**WORK TO COMPLETE**. Find every line with the word "that". Copy those lines.

**MATERIAL SUPPLIED**.

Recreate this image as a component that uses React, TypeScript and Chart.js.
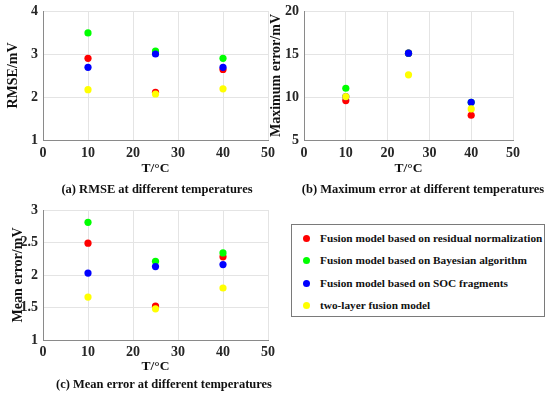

* * *

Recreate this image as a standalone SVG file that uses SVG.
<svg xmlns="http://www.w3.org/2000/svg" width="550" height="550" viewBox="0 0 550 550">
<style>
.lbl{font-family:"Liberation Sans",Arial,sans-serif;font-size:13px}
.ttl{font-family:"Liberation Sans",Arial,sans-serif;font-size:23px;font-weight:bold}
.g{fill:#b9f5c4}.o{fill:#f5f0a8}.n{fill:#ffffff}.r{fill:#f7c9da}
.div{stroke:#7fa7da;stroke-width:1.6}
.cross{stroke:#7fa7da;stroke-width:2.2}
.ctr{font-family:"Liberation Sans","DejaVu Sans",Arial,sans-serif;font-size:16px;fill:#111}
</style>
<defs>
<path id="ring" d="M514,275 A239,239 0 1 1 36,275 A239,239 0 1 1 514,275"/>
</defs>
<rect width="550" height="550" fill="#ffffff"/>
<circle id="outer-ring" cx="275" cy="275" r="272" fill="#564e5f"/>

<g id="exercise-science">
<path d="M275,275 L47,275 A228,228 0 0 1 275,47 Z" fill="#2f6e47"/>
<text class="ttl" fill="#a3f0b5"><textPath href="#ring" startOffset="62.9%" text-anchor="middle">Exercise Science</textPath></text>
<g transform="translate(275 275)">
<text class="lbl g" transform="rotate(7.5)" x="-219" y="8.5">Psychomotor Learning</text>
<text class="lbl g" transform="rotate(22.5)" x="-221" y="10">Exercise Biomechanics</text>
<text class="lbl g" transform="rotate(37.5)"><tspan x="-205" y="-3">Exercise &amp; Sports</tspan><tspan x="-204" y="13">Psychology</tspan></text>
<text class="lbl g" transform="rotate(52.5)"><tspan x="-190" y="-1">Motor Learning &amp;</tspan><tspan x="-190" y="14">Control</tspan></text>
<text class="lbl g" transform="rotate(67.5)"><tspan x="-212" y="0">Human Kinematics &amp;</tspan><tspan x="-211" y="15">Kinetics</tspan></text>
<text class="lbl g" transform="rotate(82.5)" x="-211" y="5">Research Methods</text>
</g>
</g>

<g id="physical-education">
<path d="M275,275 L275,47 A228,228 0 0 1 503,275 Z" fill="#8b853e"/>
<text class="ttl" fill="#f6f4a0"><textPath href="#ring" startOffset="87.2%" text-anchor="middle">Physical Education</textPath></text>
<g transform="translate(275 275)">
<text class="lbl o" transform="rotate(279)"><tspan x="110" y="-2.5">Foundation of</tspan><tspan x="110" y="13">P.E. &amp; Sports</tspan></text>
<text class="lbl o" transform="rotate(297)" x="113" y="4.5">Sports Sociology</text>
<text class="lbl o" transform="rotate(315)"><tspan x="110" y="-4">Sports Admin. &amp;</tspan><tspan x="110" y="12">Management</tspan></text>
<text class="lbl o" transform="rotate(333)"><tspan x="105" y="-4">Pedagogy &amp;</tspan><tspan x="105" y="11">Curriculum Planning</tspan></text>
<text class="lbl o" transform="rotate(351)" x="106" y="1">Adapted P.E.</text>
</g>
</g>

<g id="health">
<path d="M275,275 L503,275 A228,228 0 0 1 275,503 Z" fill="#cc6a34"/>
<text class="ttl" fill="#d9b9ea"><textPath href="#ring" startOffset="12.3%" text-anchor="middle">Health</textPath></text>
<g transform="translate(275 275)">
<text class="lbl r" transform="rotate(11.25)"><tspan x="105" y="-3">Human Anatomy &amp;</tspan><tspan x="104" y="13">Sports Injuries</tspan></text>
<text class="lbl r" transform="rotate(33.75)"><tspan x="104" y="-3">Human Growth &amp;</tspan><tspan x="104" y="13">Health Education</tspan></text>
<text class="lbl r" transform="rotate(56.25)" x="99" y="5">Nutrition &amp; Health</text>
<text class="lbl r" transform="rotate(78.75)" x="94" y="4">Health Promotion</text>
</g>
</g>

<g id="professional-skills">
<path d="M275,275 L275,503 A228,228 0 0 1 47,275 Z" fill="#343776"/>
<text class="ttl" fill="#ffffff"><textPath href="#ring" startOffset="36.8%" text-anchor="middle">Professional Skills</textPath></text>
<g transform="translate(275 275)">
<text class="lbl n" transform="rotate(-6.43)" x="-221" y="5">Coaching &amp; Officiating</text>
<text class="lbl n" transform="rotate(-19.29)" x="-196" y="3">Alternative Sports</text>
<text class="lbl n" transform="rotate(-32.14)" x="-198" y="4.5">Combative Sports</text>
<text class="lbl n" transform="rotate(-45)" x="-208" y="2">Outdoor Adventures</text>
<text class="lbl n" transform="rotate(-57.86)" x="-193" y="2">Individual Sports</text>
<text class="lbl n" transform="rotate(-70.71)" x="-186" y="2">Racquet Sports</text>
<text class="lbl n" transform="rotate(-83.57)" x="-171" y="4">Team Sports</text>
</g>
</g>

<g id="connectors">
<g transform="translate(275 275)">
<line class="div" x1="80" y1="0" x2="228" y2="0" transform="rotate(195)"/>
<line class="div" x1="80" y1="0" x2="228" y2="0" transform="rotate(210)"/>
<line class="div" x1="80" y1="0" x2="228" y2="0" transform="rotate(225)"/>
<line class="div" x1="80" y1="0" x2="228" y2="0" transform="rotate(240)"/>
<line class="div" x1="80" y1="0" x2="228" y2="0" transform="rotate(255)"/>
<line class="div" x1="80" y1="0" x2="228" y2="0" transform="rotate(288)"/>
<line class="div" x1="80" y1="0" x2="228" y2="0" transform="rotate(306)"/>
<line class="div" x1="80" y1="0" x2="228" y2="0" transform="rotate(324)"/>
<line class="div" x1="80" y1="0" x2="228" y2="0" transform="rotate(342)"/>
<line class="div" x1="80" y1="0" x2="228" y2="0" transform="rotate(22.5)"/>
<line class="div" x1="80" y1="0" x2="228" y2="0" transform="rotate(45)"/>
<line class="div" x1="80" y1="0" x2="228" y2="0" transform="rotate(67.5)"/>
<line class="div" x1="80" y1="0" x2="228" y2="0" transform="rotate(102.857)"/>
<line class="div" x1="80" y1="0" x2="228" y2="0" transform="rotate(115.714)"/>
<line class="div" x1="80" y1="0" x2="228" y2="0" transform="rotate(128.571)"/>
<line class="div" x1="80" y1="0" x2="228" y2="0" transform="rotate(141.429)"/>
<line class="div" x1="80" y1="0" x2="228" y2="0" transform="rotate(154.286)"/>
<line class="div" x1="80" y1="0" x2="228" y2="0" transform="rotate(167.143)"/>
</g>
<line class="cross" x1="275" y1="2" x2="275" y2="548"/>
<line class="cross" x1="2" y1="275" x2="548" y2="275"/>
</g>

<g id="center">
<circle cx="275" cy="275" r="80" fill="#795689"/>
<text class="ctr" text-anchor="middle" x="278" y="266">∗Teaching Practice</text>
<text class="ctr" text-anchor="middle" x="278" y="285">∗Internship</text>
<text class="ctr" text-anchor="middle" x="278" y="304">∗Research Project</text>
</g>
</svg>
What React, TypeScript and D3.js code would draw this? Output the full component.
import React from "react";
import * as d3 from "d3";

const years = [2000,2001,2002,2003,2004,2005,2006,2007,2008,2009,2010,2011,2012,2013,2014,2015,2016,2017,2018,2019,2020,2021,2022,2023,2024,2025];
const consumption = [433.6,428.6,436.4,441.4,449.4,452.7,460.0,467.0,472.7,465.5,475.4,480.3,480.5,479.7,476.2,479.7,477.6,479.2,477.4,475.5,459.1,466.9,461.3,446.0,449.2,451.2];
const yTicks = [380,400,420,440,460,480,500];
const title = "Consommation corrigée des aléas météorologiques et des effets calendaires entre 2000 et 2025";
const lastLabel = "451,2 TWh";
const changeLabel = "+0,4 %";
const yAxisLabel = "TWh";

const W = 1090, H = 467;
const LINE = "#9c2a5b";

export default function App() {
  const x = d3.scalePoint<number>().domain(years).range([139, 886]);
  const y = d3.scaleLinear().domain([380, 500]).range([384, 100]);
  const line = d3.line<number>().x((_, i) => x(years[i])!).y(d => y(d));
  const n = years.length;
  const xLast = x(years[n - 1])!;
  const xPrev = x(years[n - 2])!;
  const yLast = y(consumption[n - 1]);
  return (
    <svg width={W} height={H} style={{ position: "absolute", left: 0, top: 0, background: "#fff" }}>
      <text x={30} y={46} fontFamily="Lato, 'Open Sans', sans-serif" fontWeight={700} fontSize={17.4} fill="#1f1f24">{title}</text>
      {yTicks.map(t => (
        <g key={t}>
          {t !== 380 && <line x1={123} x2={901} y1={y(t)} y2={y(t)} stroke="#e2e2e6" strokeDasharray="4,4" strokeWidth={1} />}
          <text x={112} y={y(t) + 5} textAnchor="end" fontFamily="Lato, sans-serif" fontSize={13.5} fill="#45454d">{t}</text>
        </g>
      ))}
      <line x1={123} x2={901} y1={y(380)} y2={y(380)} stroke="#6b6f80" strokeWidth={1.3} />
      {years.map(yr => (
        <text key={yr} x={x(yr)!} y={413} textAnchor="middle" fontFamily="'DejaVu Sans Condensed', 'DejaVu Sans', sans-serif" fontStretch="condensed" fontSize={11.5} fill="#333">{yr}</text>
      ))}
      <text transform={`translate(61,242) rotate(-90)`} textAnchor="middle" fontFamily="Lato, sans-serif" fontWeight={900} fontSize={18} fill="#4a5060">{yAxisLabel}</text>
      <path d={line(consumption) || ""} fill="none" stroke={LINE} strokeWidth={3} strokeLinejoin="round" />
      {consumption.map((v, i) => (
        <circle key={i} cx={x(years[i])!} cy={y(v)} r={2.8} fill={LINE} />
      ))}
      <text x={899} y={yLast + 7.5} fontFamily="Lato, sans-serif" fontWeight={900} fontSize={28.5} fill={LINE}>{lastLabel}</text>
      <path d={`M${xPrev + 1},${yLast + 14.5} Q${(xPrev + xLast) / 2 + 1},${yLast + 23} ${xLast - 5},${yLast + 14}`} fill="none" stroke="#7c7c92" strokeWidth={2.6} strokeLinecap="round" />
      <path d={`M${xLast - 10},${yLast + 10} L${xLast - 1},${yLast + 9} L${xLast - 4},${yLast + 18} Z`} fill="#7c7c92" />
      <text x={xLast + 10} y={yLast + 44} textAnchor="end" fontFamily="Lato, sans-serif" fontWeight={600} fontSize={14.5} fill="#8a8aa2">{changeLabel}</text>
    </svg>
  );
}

---

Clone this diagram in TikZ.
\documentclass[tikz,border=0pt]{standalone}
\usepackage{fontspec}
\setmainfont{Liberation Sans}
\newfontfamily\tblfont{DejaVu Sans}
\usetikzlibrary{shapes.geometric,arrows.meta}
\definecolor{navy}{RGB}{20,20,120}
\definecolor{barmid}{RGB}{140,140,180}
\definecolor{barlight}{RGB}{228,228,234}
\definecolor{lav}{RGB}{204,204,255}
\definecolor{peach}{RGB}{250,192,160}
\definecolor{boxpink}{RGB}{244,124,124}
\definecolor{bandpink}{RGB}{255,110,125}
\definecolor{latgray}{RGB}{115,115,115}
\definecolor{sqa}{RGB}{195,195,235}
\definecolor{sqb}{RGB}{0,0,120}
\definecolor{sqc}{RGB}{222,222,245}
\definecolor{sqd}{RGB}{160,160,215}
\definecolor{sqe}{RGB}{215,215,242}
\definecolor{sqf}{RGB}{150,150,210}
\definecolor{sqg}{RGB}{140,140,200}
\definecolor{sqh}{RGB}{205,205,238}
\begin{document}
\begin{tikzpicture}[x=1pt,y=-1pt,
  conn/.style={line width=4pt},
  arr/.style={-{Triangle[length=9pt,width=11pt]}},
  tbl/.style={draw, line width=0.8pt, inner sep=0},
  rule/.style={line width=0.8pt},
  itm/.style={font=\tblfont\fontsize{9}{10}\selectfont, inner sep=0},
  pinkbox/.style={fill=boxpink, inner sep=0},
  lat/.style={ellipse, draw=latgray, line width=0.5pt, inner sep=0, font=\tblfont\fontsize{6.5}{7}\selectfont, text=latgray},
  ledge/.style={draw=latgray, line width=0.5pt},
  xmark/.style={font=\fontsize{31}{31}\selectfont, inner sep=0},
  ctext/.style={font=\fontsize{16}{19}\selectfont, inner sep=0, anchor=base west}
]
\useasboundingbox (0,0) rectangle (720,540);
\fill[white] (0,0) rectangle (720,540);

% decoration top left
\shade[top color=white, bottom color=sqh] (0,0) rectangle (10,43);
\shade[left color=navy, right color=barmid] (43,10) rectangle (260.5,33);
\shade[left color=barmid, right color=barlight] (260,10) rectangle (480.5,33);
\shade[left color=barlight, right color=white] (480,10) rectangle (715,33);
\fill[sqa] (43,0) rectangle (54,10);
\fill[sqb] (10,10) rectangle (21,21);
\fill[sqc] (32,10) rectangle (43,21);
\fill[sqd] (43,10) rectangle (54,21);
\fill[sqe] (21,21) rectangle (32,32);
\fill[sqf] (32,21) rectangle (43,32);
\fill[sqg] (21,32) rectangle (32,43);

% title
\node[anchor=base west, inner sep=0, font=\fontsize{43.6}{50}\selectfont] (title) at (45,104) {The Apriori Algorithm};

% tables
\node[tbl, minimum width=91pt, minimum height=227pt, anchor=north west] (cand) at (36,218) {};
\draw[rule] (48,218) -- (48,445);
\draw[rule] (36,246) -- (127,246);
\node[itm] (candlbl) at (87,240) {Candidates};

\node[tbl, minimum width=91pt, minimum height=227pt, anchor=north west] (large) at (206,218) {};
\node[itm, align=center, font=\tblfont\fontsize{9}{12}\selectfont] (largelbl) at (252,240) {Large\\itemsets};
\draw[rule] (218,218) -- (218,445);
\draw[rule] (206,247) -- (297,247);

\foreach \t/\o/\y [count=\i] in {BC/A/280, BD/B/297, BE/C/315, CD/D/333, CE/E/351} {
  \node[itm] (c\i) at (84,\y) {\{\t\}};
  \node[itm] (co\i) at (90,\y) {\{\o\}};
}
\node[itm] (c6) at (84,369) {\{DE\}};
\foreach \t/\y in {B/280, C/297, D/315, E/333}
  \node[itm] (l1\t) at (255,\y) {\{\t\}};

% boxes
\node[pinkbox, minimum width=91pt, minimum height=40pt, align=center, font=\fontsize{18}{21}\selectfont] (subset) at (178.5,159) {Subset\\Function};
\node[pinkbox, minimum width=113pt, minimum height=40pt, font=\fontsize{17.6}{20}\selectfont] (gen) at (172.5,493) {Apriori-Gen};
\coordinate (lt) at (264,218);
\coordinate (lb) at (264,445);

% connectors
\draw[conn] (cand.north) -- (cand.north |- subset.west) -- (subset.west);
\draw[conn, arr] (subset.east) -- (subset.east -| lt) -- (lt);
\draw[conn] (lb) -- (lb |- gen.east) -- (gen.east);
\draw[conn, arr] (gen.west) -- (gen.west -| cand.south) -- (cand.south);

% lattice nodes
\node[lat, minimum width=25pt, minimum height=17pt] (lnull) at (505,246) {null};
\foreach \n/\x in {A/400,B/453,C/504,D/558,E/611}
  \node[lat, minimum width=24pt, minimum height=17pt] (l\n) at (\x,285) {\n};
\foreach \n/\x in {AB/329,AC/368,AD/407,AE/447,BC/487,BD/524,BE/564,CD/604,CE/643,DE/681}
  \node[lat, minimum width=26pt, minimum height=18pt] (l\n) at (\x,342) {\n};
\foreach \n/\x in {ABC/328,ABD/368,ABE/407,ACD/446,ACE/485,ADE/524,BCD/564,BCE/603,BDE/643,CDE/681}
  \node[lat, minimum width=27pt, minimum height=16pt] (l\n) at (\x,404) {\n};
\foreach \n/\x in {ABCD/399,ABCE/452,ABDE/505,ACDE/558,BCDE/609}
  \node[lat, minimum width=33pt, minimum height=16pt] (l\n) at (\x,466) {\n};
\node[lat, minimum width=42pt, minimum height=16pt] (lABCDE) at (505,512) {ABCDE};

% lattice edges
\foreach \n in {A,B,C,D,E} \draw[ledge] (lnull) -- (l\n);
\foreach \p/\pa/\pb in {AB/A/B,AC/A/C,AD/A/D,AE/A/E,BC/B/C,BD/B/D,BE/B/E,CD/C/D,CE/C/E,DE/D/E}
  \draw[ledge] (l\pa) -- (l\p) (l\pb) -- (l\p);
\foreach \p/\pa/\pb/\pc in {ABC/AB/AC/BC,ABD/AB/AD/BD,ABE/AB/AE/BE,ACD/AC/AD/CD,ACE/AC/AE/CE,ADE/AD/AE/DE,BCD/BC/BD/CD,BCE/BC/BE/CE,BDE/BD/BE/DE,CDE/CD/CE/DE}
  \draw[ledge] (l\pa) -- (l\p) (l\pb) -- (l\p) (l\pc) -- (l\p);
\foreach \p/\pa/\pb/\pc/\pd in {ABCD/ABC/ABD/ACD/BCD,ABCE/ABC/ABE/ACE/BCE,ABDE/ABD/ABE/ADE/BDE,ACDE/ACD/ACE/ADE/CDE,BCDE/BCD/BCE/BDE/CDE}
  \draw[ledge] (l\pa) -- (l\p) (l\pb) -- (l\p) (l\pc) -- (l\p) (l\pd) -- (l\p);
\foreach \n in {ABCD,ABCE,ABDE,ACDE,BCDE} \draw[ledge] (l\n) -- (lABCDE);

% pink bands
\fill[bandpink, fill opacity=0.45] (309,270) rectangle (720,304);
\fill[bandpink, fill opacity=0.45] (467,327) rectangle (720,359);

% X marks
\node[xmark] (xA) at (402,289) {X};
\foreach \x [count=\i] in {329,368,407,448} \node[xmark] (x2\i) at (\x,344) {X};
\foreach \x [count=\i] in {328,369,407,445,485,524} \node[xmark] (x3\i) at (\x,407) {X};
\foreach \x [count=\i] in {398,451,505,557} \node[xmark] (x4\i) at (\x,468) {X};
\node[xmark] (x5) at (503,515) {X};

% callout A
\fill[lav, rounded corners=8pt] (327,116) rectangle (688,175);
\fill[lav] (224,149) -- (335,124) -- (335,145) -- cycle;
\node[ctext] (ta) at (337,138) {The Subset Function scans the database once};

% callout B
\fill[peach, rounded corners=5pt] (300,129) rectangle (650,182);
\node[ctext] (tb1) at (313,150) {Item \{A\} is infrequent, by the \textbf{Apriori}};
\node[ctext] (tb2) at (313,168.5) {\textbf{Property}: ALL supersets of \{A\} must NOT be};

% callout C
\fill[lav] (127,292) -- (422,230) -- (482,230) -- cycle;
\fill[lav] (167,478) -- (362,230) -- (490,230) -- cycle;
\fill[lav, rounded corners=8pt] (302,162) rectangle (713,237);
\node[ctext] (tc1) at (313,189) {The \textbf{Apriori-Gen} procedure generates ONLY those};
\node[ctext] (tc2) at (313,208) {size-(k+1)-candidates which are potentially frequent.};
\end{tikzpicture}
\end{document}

**ANSWER TO THE TASK**.
Recreate this image as a component that uses React, TypeScript and Chart.js.
Recreate this image as a standalone SVG file that uses SVG.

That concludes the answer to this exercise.